By the way, if you think you’ve done something so bad that there’s no forgiveness, just remember David – he was an adulterer and a murderer. Yet he was also a man after God’s heart because he refused to cover up his sins and was willing to confess them and make things right.

David’s life – and many others in the Bible before and after him – shows that there is hope in confession. But you’ve got to be honest by opening up to God and to those whom you’ve hurt.

The next step is to accept the consequences. If you’ve stolen something, give it back. If you’ve hurt someone, make it right. If you’ve lied about something, tell the truth. Whatever the consequences of your actions are, you must fully assume responsibility. This is justice.

These things seem so simple, yet they are very difficult to do. And the fact of the matter is, if you’re not willing to seek justice, then you’re not truly sorry.

The Apostle Paul explained this to the early church when he said, “Just see what this godly sorrow produced in you! Such earnestness, such concern to clear yourselves, such indignation, such alarm, such longing to see me, such zeal, and such a readiness to punish wrong. You showed that you have done everything necessary to make things right” (2 Corinthians 7:11, NLT).

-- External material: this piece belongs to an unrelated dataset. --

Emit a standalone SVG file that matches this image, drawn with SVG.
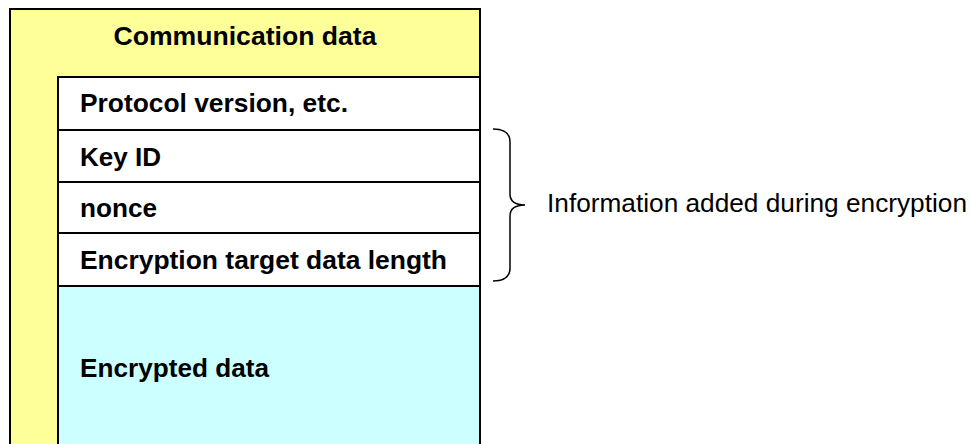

The final step when you’ve done wrong, which might actually be the most difficult one, is to renounce (forsake) the actions, behaviors or lifestyles of sin. You must turn and walk the other way, which is the essence of true repentance.

“Whoever conceals their sins does not prosper, but the one who confesses and renounces them finds mercy” (Proverbs 28:13 NIV, emphasis added).

God’s love is unconditional, but His mercy is based on a condition – repentance. And the way to show you are truly sorry is to follow the steps of repentance:

  1. Confess your sin to God and those you’ve hurt.
  2. Accept the consequences and do your best to make it right.
  3. Turn and walk the other direction.

In our own lives, we’ve experienced the incredible mercies of God as we’ve followed these steps of repentance – because He longs to have mercy on us all.

We’ll say it again: Although God’s love is unconditional, His mercy is based on a condition – repentance.

It’s time to turn from our sins and look to Jesus today, for He is our only hope.

“If we confess our sins, he is faithful and just and will forgive us our sins and purify us from all unrighteousness” (1 John 1:9).

As the stories about Josh Duggar will circulate wildly over the next few weeks, pay close attention to the steps of repentance – and take inventory of your own life. We’ll do the same!